Direction: Reproduce exactly the run of lines from the one containing "Output the HTML that produces this rendering." through the one containing "285 318 353". Pictures do not belong in the copy.

Records:
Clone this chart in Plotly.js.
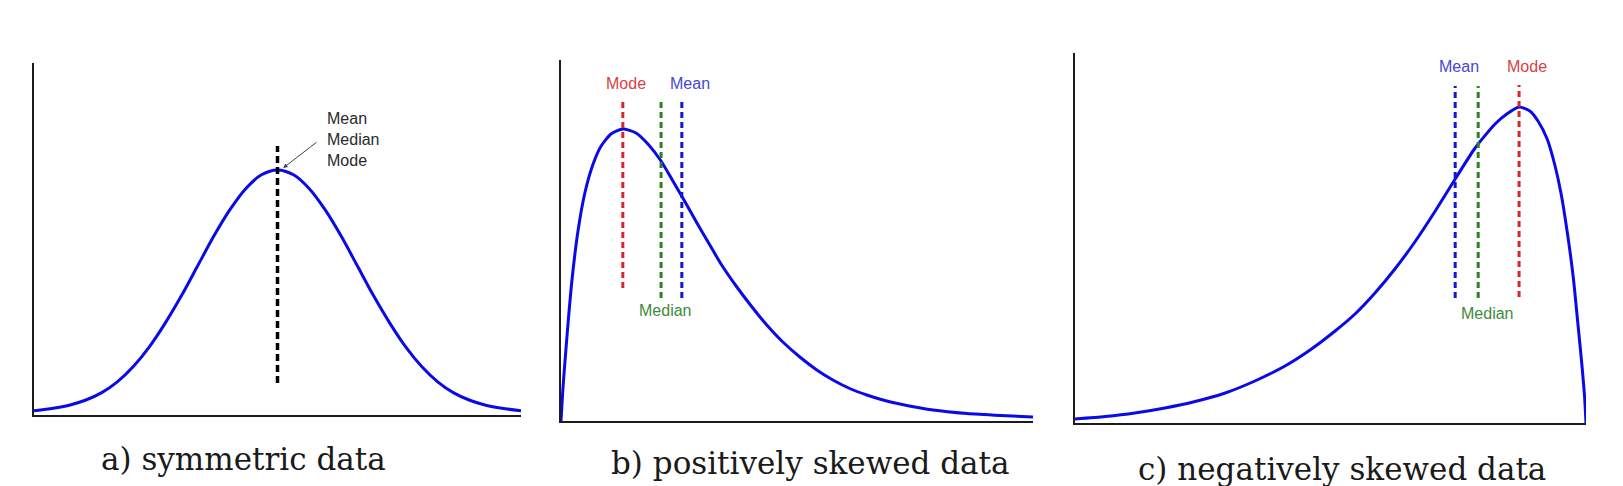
<!DOCTYPE html>
<html><head><meta charset="utf-8">
<script src="https://cdn.plot.ly/plotly-3.0.1.min.js"></script>
<style>html,body{margin:0;padding:0;background:#fff;} #chart{width:1623px;height:486px;}</style>
</head><body><div id="chart"></div>
<script>
// ---- Panel a: symmetric data ----
const symX = [-3.04,-2.8,-2.6,-2.4,-2.2,-2.0,-1.8,-1.6,-1.4,-1.2,-1.0,-0.8,-0.6,-0.4,-0.2,0,
              0.2,0.4,0.6,0.8,1.0,1.2,1.4,1.6,1.8,2.0,2.2,2.4,2.6,2.8,3.04];
const symY = [0.007,0.011,0.016,0.024,0.036,0.054,0.079,0.111,0.150,0.194,0.242,0.290,0.333,0.368,0.391,0.399,
              0.391,0.368,0.333,0.290,0.242,0.194,0.150,0.111,0.079,0.054,0.036,0.024,0.016,0.011,0.007];
const symCentre = 0;
const symLineLow = 0.052, symLineHigh = 0.438;
const symLabel = 'Mean<br>Median<br>Mode';

// ---- Panel b: positively skewed data ----
const posX = [0,0.04,0.085,0.15,0.23,0.36,0.51,0.68,0.85,1.06,1.31,1.59,1.86,2.12,2.37,2.63,2.88,3.14,3.39,3.71,
              4.03,4.36,4.70,5.06,5.42,5.76,6.14,6.48,6.82,7.18,7.88,8.60,9.32,10.0];
const posY = [0,0.032,0.060,0.098,0.140,0.190,0.229,0.257,0.275,0.287,0.292,0.288,0.276,0.260,0.240,0.219,0.198,0.177,0.157,0.135,
              0.115,0.096,0.079,0.064,0.051,0.041,0.032,0.026,0.021,0.017,0.011,0.0075,0.0055,0.004];
const posStatNames = ['Mode','Median','Mean'];
const posStatX = [1.31,2.12,2.56];
const posStatLow = [0.133,0.123,0.123];
const posStatHigh = [0.321,0.319,0.319];

// ---- Panel c: negatively skewed data ----
const negX = [0,0.59,1.17,1.76,2.35,2.94,3.52,4.11,4.60,5.09,5.48,5.87,6.26,6.65,7.05,7.44,7.83,8.22,8.45,8.69,
              8.90,9.06,9.24,9.39,9.51,9.63,9.75,9.84,9.92,9.97,10.0];
const negY = [0.004,0.0065,0.010,0.015,0.0215,0.030,0.042,0.057,0.073,0.092,0.109,0.130,0.154,0.181,0.212,0.244,0.275,0.299,0.309,0.316,
              0.312,0.302,0.284,0.258,0.230,0.192,0.146,0.100,0.058,0.028,0];
const negStatNames = ['Mean','Median','Mode'];
const negStatX = [7.44,7.89,8.69];
const negStatLow = [0.125,0.125,0.126];
const negStatHigh = [0.337,0.337,0.338];

const captions = ['a) symmetric data','b) positively skewed data','c) negatively skewed data'];

const statColor = {Mode:'#d9262a', Median:'#2f7f23', Mean:'#1414d4'};
const statText  = {Mode:'#d8423f', Median:'#3e8b3a', Mean:'#4747d8'};
const curveColor = '#0a0ae8';
const narrow = '"Liberation Sans Narrow", "Arial Narrow", "Liberation Sans", Arial, sans-serif';

const traces = [];
traces.push({x:symX, y:symY, xaxis:'x', yaxis:'y', mode:'lines', line:{color:curveColor, width:3, shape:'spline', smoothing:0.8}, hoverinfo:'skip'});
traces.push({x:[symCentre,symCentre], y:[symLineLow,symLineHigh], xaxis:'x', yaxis:'y', mode:'lines', line:{color:'#000', width:3.5, dash:'7px,4px'}, hoverinfo:'skip'});

traces.push({x:posX, y:posY, xaxis:'x2', yaxis:'y2', mode:'lines', line:{color:curveColor, width:3, shape:'spline', smoothing:0.6}, hoverinfo:'skip'});
posStatNames.forEach((n,i)=>{
  traces.push({x:[posStatX[i],posStatX[i]], y:[posStatLow[i],posStatHigh[i]], xaxis:'x2', yaxis:'y2', mode:'lines', line:{color:statColor[n], width:3, dash:'6px,4px'}, hoverinfo:'skip'});
});

traces.push({x:negX, y:negY, xaxis:'x3', yaxis:'y3', mode:'lines', line:{color:curveColor, width:3, shape:'spline', smoothing:0.6}, hoverinfo:'skip'});
negStatNames.forEach((n,i)=>{
  traces.push({x:[negStatX[i],negStatX[i]], y:[negStatLow[i],negStatHigh[i]], xaxis:'x3', yaxis:'y3', mode:'lines', line:{color:statColor[n], width:3, dash:'6px,4px'}, hoverinfo:'skip'});
});

const W = 1623, H = 486;
const px = v => v / W;
const py = v => 1 - v / H;

function ax(domain, range, anchor) {
  return {domain: domain, range: range, anchor: anchor, showline:true, linecolor:'#1c1c1c', linewidth:2,
          showgrid:false, zeroline:false, showticklabels:false, ticks:'', fixedrange:true};
}

const labelSize = 16;
const annotations = [];
// panel a labels
annotations.push({xref:'x', yref:'y', x:0.59, y:0.448, text:symLabel, showarrow:false, xanchor:'left', yanchor:'middle', align:'left',
  font:{family:narrow, size:labelSize, color:'#2a2a2a'}});
annotations.push({xref:'x', yref:'y', x:0.07, y:0.402, ax:35, ay:-27, text:'', showarrow:true, arrowhead:2, arrowsize:0.9, arrowwidth:1, arrowcolor:'#444'});
// panel b labels
const posLabelY = {Mode:0.338, Mean:0.338, Median:0.111};
const posShift = {Mode:3, Mean:8, Median:4};
posStatNames.forEach((n,i)=>{
  annotations.push({xref:'x2', yref:'y2', x:posStatX[i], y:posLabelY[n], xshift:posShift[n], text:n, showarrow:false, xanchor:'center', yanchor:'middle',
    font:{family:narrow, size:labelSize, color:statText[n]}});
});
// panel c labels
const negLabelY = {Mode:0.357, Mean:0.357, Median:0.110};
const negShift = {Mode:8, Mean:4, Median:9};
negStatNames.forEach((n,i)=>{
  annotations.push({xref:'x3', yref:'y3', x:negStatX[i], y:negLabelY[n], xshift:negShift[n], text:n, showarrow:false, xanchor:'center', yanchor:'middle',
    font:{family:narrow, size:labelSize, color:statText[n]}});
});
// captions
const capPos = [[243,459],[810,463],[1342,469]];
captions.forEach((c,i)=>{
  annotations.push({xref:'paper', yref:'paper', x:px(capPos[i][0]), y:py(capPos[i][1]), text:c, showarrow:false, xanchor:'center', yanchor:'middle',
    font:{family:'"DejaVu Serif", serif', size:31, color:'#1a1a1a'}});
});

const layout = {
  width: W, height: H,
  margin:{l:0,r:0,t:0,b:0,pad:0},
  paper_bgcolor:'#fff', plot_bgcolor:'#fff',
  showlegend:false,
  xaxis: ax([px(34), px(521)], [-3.04, 3.04], 'y'),
  yaxis: ax([py(415), py(63)], [0, 0.573], 'x'),
  xaxis2: ax([px(561), px(1033)], [0, 10], 'y2'),
  yaxis2: ax([py(421), py(60)], [0, 0.361], 'x2'),
  xaxis3: ax([px(1075), px(1586)], [0, 10], 'y3'),
  yaxis3: ax([py(423), py(53)], [0, 0.370], 'x3'),
  annotations: annotations
};

Plotly.newPlot('chart', traces, layout, {displayModeBar:false, staticPlot:true});
</script></body></html>
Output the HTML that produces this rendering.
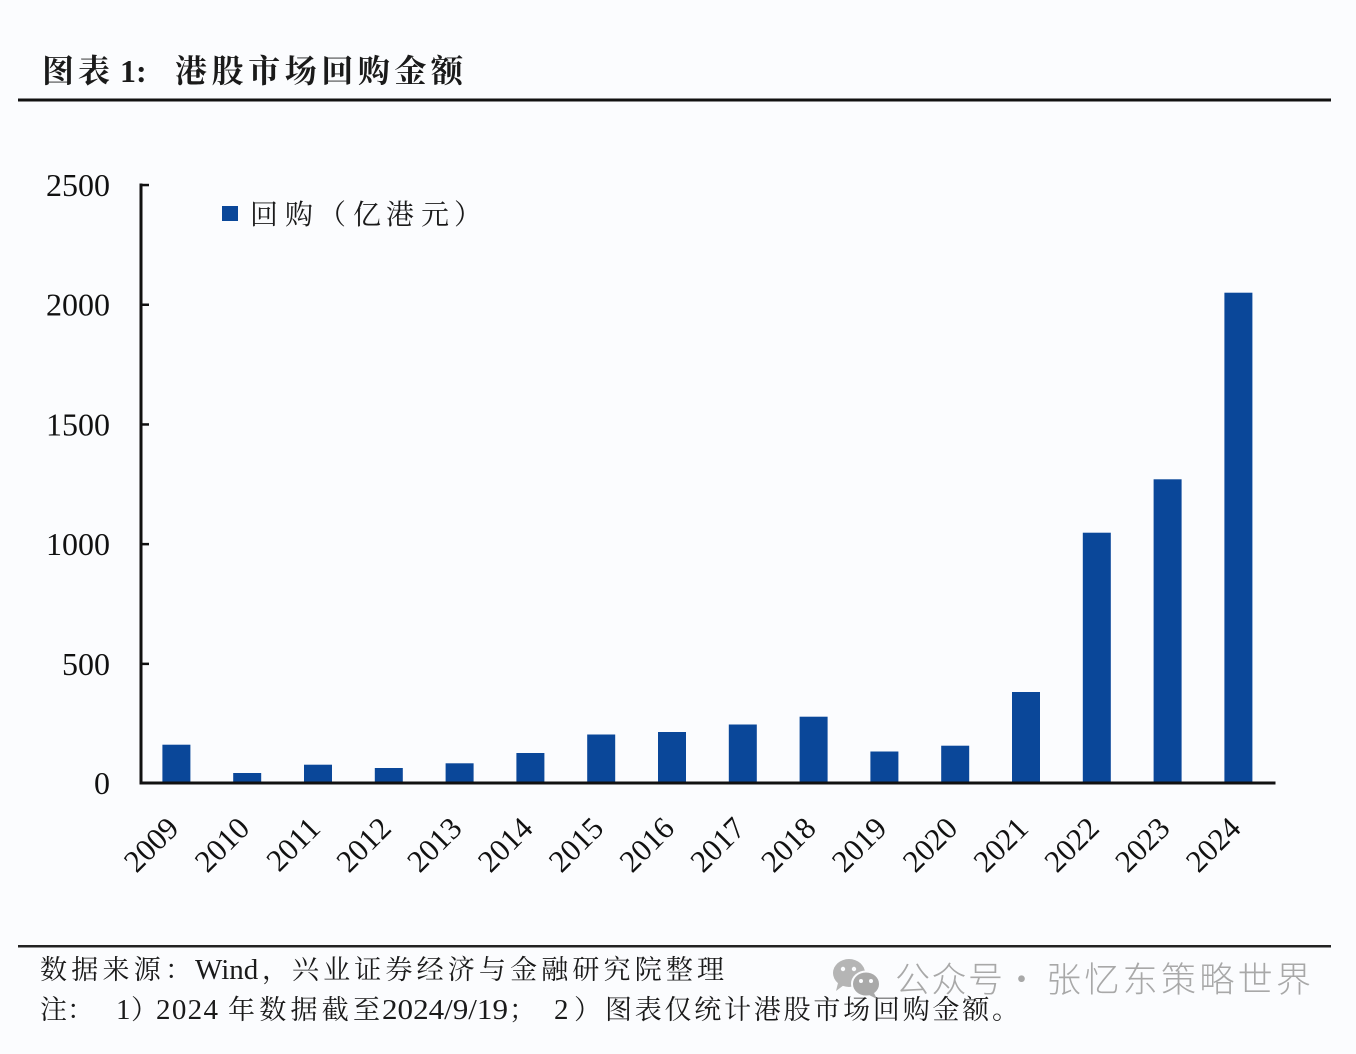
<!DOCTYPE html>
<html>
<head>
<meta charset="utf-8">
<style>
  html,body{margin:0;padding:0;background:#fbfcfe;}
  svg{display:block;}
</style>
</head>
<body>
<svg width="1356" height="1054" viewBox="0 0 1356 1054" xmlns="http://www.w3.org/2000/svg">
  <rect x="0" y="0" width="1356" height="1054" fill="#fbfcfe"/>

  <!-- Title -->
  <g font-family="'Liberation Serif','Noto Serif CJK SC',serif" font-weight="bold" fill="#1a1a1a">
    <text x="42" y="82" font-size="32" textLength="68" lengthAdjust="spacing">图表</text>
    <text x="120" y="82" font-size="32">1:</text>
    <text x="175" y="82" font-size="32" textLength="288" lengthAdjust="spacing">港股市场回购金额</text>
  </g>
  <rect x="18" y="98.5" width="1313" height="3" fill="#111"/>

  <!-- Legend -->
  <rect x="222" y="206" width="16" height="15" fill="#0a4799"/>
  <text font-family="'Liberation Serif','Noto Serif CJK SC',serif" font-size="28" fill="#1a1a1a" y="224" x="250 285 318 353 386 421 454">回购（亿港元）</text>

  <!-- Y axis -->
  <rect x="139.5" y="183.5" width="3" height="601" fill="#111"/>
  <g fill="#111">
    <rect x="141" y="183.8" width="8" height="2.5"/>
    <rect x="141" y="303.5" width="8" height="2.5"/>
    <rect x="141" y="423.2" width="8" height="2.5"/>
    <rect x="141" y="542.9" width="8" height="2.5"/>
    <rect x="141" y="662.6" width="8" height="2.5"/>
  </g>
  <g font-family="'Liberation Serif',serif" font-size="32" fill="#111" text-anchor="end">
    <text x="110" y="196">2500</text>
    <text x="110" y="315.7">2000</text>
    <text x="110" y="435.4">1500</text>
    <text x="110" y="555.1">1000</text>
    <text x="110" y="674.8">500</text>
    <text x="110" y="794">0</text>
  </g>

  <!-- Bars -->
  <g fill="#0a4799">
    <rect x="162.4" y="744.7" width="28" height="38.3"/>
    <rect x="233.2" y="773" width="28" height="10"/>
    <rect x="304.0" y="764.7" width="28" height="18.3"/>
    <rect x="374.8" y="768" width="28" height="15"/>
    <rect x="445.6" y="763.3" width="28" height="19.7"/>
    <rect x="516.4" y="753" width="28" height="30"/>
    <rect x="587.2" y="734.5" width="28" height="48.5"/>
    <rect x="658.0" y="732" width="28" height="51"/>
    <rect x="728.8" y="724.5" width="28" height="58.5"/>
    <rect x="799.6" y="716.7" width="28" height="66.3"/>
    <rect x="870.4" y="751.5" width="28" height="31.5"/>
    <rect x="941.2" y="745.7" width="28" height="37.3"/>
    <rect x="1012.0" y="692" width="28" height="91"/>
    <rect x="1082.8" y="532.7" width="28" height="250.3"/>
    <rect x="1153.6" y="479.3" width="28" height="303.7"/>
    <rect x="1224.4" y="292.7" width="28" height="490.3"/>
  </g>

  <!-- X axis -->
  <rect x="139.5" y="781.5" width="1136" height="3" fill="#111"/>

  <!-- X labels -->
  <g font-family="'Liberation Serif',serif" font-size="31" fill="#111" text-anchor="end">
    <text transform="translate(180.4,830) rotate(-45)">2009</text>
    <text transform="translate(251.2,830) rotate(-45)">2010</text>
    <text transform="translate(322.0,830) rotate(-45)">2011</text>
    <text transform="translate(392.8,830) rotate(-45)">2012</text>
    <text transform="translate(463.6,830) rotate(-45)">2013</text>
    <text transform="translate(534.4,830) rotate(-45)">2014</text>
    <text transform="translate(605.2,830) rotate(-45)">2015</text>
    <text transform="translate(676.0,830) rotate(-45)">2016</text>
    <text transform="translate(746.8,830) rotate(-45)">2017</text>
    <text transform="translate(817.6,830) rotate(-45)">2018</text>
    <text transform="translate(888.4,830) rotate(-45)">2019</text>
    <text transform="translate(959.2,830) rotate(-45)">2020</text>
    <text transform="translate(1030.0,830) rotate(-45)">2021</text>
    <text transform="translate(1100.8,830) rotate(-45)">2022</text>
    <text transform="translate(1171.6,830) rotate(-45)">2023</text>
    <text transform="translate(1242.4,830) rotate(-45)">2024</text>
  </g>

  <!-- Footer line -->
  <rect x="18" y="945" width="1313" height="2.5" fill="#222"/>

  <!-- Footer text line 1 -->
  <g font-family="'Liberation Serif','Noto Serif CJK SC',serif" fill="#1a1a1a">
    <text x="40" y="979" font-size="27" textLength="152" lengthAdjust="spacing">数据来源：</text>
    <text x="195" y="979" font-size="29">Wind</text>
    <text x="262" y="979" font-size="27">，</text>
    <text x="292" y="979" font-size="27" textLength="432" lengthAdjust="spacing">兴业证券经济与金融研究院整理</text>
  </g>
  <!-- Footer text line 2 -->
  <g font-family="'Liberation Serif','Noto Serif CJK SC',serif" fill="#1a1a1a">
    <text x="40" y="1019" font-size="27">注：</text>
    <text x="116" y="1019" font-size="29">1</text>
    <text x="131" y="1019" font-size="27">）</text>
    <text x="156" y="1019" font-size="29" textLength="62" lengthAdjust="spacing">2024</text>
    <text x="228" y="1019" font-size="27" textLength="152" lengthAdjust="spacing">年数据截至</text>
    <text x="382" y="1019" font-size="29" textLength="126" lengthAdjust="spacingAndGlyphs">2024/9/19</text>
    <text x="509" y="1019" font-size="27">；</text>
    <text x="554" y="1019" font-size="29">2</text>
    <text x="574" y="1019" font-size="27">）</text>
    <text x="605" y="1019" font-size="27" textLength="414" lengthAdjust="spacing">图表仅统计港股市场回购金额。</text>
  </g>

  <!-- Watermark -->
  <g opacity="0.85">
    <ellipse cx="849" cy="973" rx="16" ry="14" fill="#a9a9a9"/>
    <path d="M838 983 L836 991 L844 985 Z" fill="#a9a9a9"/>
    <ellipse cx="866" cy="984" rx="14" ry="12.5" fill="#9b9b9b" stroke="#fbfcfe" stroke-width="2"/>
    <path d="M874 993 L877 999 L869 995 Z" fill="#9b9b9b"/>
    <circle cx="843" cy="969" r="2.2" fill="#fbfcfe"/>
    <circle cx="854" cy="969" r="2.2" fill="#fbfcfe"/>
    <circle cx="861" cy="981" r="2" fill="#fbfcfe"/>
    <circle cx="871" cy="981" r="2" fill="#fbfcfe"/>
  </g>
  <g font-family="'Noto Sans CJK SC','Liberation Sans',sans-serif" font-weight="300" font-size="35" fill="#a8a8a8">
    <text x="895" y="992" textLength="108" lengthAdjust="spacing">公众号</text>
    <text x="1004" y="992">·</text>
    <text x="1046" y="992" textLength="265" lengthAdjust="spacing">张忆东策略世界</text>
  </g>
</svg>
</body>
</html>
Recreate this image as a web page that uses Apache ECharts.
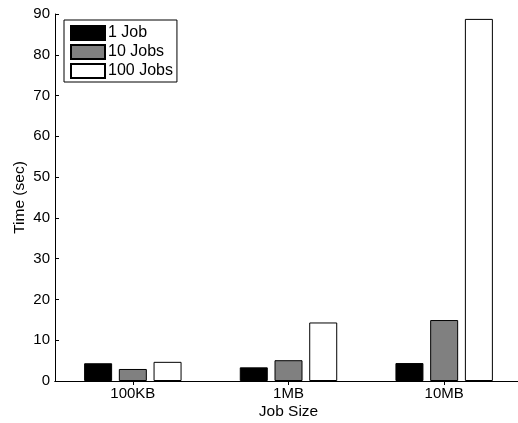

Exercise solution:
Output the HTML that produces this rendering.
<!DOCTYPE html>
<html>
<head>
<meta charset="utf-8">
<style>
  html,body{margin:0;padding:0;background:#fbfcfe;}
  svg{display:block;}
</style>
</head>
<body>
<svg width="1356" height="1054" viewBox="0 0 1356 1054" xmlns="http://www.w3.org/2000/svg">
  <rect x="0" y="0" width="1356" height="1054" fill="#fbfcfe"/>

  <!-- Title -->
  <g font-family="'Liberation Serif','Noto Serif CJK SC',serif" font-weight="bold" fill="#1a1a1a">
    <text x="42" y="82" font-size="32" textLength="68" lengthAdjust="spacing">图表</text>
    <text x="120" y="82" font-size="32">1:</text>
    <text x="175" y="82" font-size="32" textLength="288" lengthAdjust="spacing">港股市场回购金额</text>
  </g>
  <rect x="18" y="98.5" width="1313" height="3" fill="#111"/>

  <!-- Legend -->
  <rect x="222" y="206" width="16" height="15" fill="#0a4799"/>
  <text font-family="'Liberation Serif','Noto Serif CJK SC',serif" font-size="28" fill="#1a1a1a" y="224" x="250 285 318 353 386 421 454">回购（亿港元）</text>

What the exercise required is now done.